One bill tackles electronic cigarettes or e-cigarettes, and would have the increasingly popular nicotine alternative fall under the Clean Indoor Air Act.
"It's just a habit that we have made unacceptable through society, and this is now starting to encourage new users," said Assemblywoman Linda Rosenthal (D - Manhattan), "and it's the opposite of what's good for the public health."
Another bill would increase the tobacco purchasing age statewide from 18 to 21.
"We want to prevent young people from starting, and that's the most important thing," said Senator Diane Savino (D - Staten Island), "because the older you are when you have your first cigarette, the less likely you are to start."
The bill, known as Tobacco 21, passed the Senate Health Committee on Tuesday.
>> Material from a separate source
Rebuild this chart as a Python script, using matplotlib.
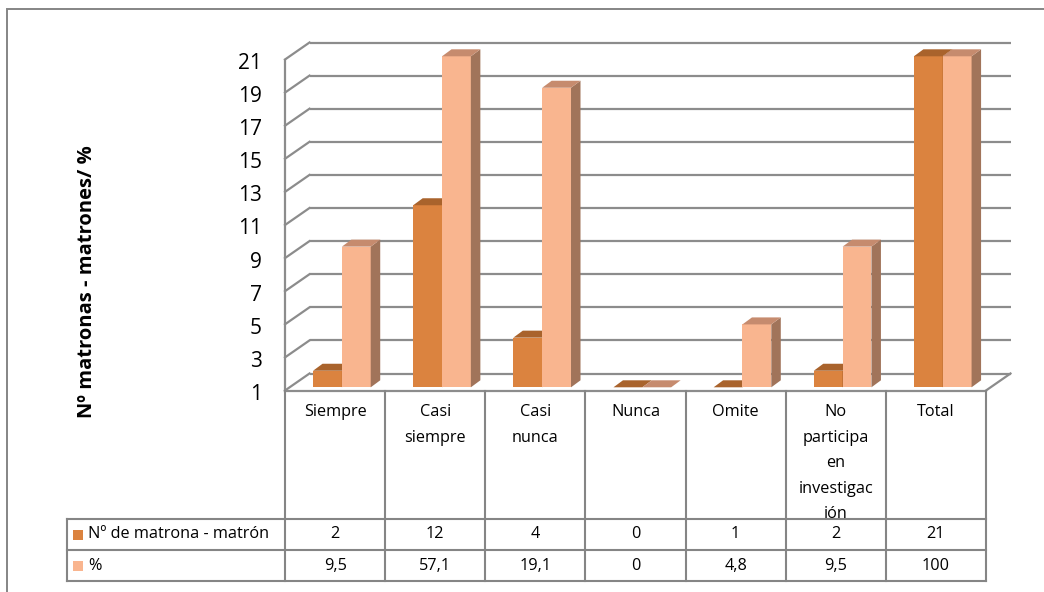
import matplotlib
matplotlib.use("Agg")
import matplotlib.pyplot as plt
from matplotlib.patches import Polygon, Rectangle

# ---- data -------------------------------------------------------------
categories = ["Siempre", "Casi\nsiempre", "Casi\nnunca", "Nunca", "Omite",
              "No\nparticipa\nen\ninvestigac\nión", "Total"]
series_names = ["Nº de matrona - matrón", "%"]
n_matronas = [2, 12, 4, 0, 1, 2, 21]
percent = [9.5, 57.1, 19.1, 0, 4.8, 9.5, 100]
y_ticks = list(range(1, 22, 2))
y_title = "Nº matronas - matrones/ %"

# ---- style ------------------------------------------------------------
FONT = "Open Sans"
front_cols = ["#DB833F", "#F9B58F"]
top_cols = ["#A9632C", "#C68B6E"]
side_cols = ["#A45E29", "#A1745A"]
grid_col = "#8C8C8C"
line_col = "#858585"

W, H = 1044, 592
fig = plt.figure(figsize=(W / 100, H / 100), dpi=100)
fig.patch.set_facecolor("white")

# outer frame of the chart area
fig.add_artist(Rectangle((7 / W, -0.1), 1.2, 1.1 - 9 / H, transform=fig.transFigure,
                         fill=False, edgecolor=line_col, lw=1.4))

# ---- plot area (front plane of the 3-D box) ---------------------------
x0_px, x1_px = 285, 986
y_lo_px, y_hi_px = 390.5, 59.5
ax = fig.add_axes([x0_px / W, (H - y_lo_px) / H, (x1_px - x0_px) / W, (y_lo_px - y_hi_px) / H])
ncat = len(categories)
ax.set_xlim(0, ncat)
ax.set_ylim(y_ticks[0], y_ticks[-1])
ux = (x1_px - x0_px) / ncat          # px per category
uy = (y_lo_px - y_hi_px) / (y_ticks[-1] - y_ticks[0])  # px per value unit

ax.set_xticks([])
ax.set_yticks([])
for s in ("top", "right"):
    ax.spines[s].set_visible(False)
for s in ("left", "bottom"):
    ax.spines[s].set_color(grid_col)
    ax.spines[s].set_linewidth(1.6)
    ax.spines[s].set_zorder(5)
ax.patch.set_alpha(0)

# wall depth
wdx, wdy = 24.5 / ux, 17 / uy
for v in y_ticks:
    ax.plot([wdx, ncat + wdx], [v + wdy, v + wdy], color=grid_col, lw=1.6,
            clip_on=False, zorder=1, solid_capstyle="butt")
    ax.plot([0, wdx], [v, v + wdy], color=grid_col, lw=1.6, clip_on=False, zorder=1)
ax.plot([ncat, ncat + wdx], [y_ticks[0], y_ticks[0] + wdy], color=grid_col, lw=1.6,
        clip_on=False, zorder=1)

for v in y_ticks:
    ax.text(-23 / ux, v - 4 / uy, str(v), ha="right", va="center", fontsize=15,
            family=FONT)

title_y = y_ticks[0] + (y_lo_px - 282) / uy
ax.text(-198 / ux, title_y, y_title, rotation=90, ha="center", va="center",
        fontsize=14.5, fontweight="bold", family=FONT)

# ---- 3-D columns ------------------------------------------------------
bar_off, bar_w = 0.28, 0.288
shift_y = 3.2 / uy
bdx, bdy = 9.5 / ux, 7 / uy
base = y_ticks[0]
z = 3
for i in range(ncat):
    for k, vals in enumerate((n_matronas, percent)):
        v = min(max(vals[i], base), y_ticks[-1])
        xl = i + bar_off + k * bar_w
        xr = xl + bar_w
        yb = base + shift_y
        yt = v + shift_y
        if yt > yb:
            ax.add_patch(Rectangle((xl, yb), bar_w, yt - yb, facecolor=front_cols[k],
                                   edgecolor="none", zorder=z, clip_on=False))
            ax.add_patch(Polygon([(xr, yb), (xr, yt), (xr + bdx, yt + bdy), (xr + bdx, yb + bdy)],
                                 closed=True, facecolor=side_cols[k], edgecolor="none",
                                 zorder=z, clip_on=False))
        ax.add_patch(Polygon([(xl, yt), (xr, yt), (xr + bdx, yt + bdy), (xl + bdx, yt + bdy)],
                             closed=True, facecolor=top_cols[k], edgecolor="none",
                             zorder=z, clip_on=False))
        z += 0.01

# ---- data table -------------------------------------------------------
t_top, r1, r2, t_bot = 390.5, 519, 550, 581
leg_left = 67
tx = fig.add_axes([leg_left / W, (H - t_bot) / H, (x1_px - leg_left) / W, (t_bot - t_top) / H])
xl_tab = -(x0_px - leg_left) / ux
tx.set_xlim(xl_tab, ncat)
tx.set_ylim(t_bot - t_top, 0)
tx.axis("off")
ya, yb_, yc = r1 - t_top, r2 - t_top, t_bot - t_top
lk = dict(color=line_col, lw=1.5, clip_on=False, solid_capstyle="projecting")
for i in range(ncat + 1):
    tx.plot([i, i], [0, yc], **lk)
tx.plot([xl_tab, xl_tab], [ya, yc], **lk)
for yy in (ya, yb_, yc):
    tx.plot([xl_tab, ncat], [yy, yy], **lk)

TS = 11.7
for i, c in enumerate(categories):
    tx.text(i + 0.5, 14, c, ha="center", va="top", fontsize=TS, family=FONT,
            linespacing=1.78)


def fmt(v):
    return f"{v:g}".replace(".", ",")


row_mid = [(ya + yb_) / 2, (yb_ + yc) / 2]
for k, vals in enumerate((n_matronas, percent)):
    for i, v in enumerate(vals):
        tx.text(i + 0.5, row_mid[k], fmt(v), ha="center", va="center", fontsize=TS,
                family=FONT)
    tx.add_patch(Rectangle(((73 - x0_px) / ux, row_mid[k] - 5), 10 / ux, 10,
                           facecolor=front_cols[k], edgecolor="none", clip_on=False))
    tx.text((88 - x0_px) / ux, row_mid[k], series_names[k], ha="left", va="center",
            fontsize=TS, family=FONT)

fig.savefig("out.png", dpi=100, facecolor="white")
But it has already been made law in eight counties around New York.
"From a business prospective, for the retail industry in our state, it makes more sense to have a consistent application across the state," Savino said. "They all have to comply with it. Our chain stores, our retail outlets."
In the Democratic-led Assembly, the bill regulating e-cigarettes has already passed in previous years. But the Tobacco 21 legislation is yet to advance to the full Assembly floor.
"We'll talk about them internally with the conference," said Assembly Speaker Carl Heastie. "I think cigarette smoking is terrible, and I hope people wouldn't do it. We'll have to see if the conference is ready to move forward with those."
Both measures had been initially included in the state budget proposal from Governor Andrew Cuomo, but dropped by the end of the negotiations.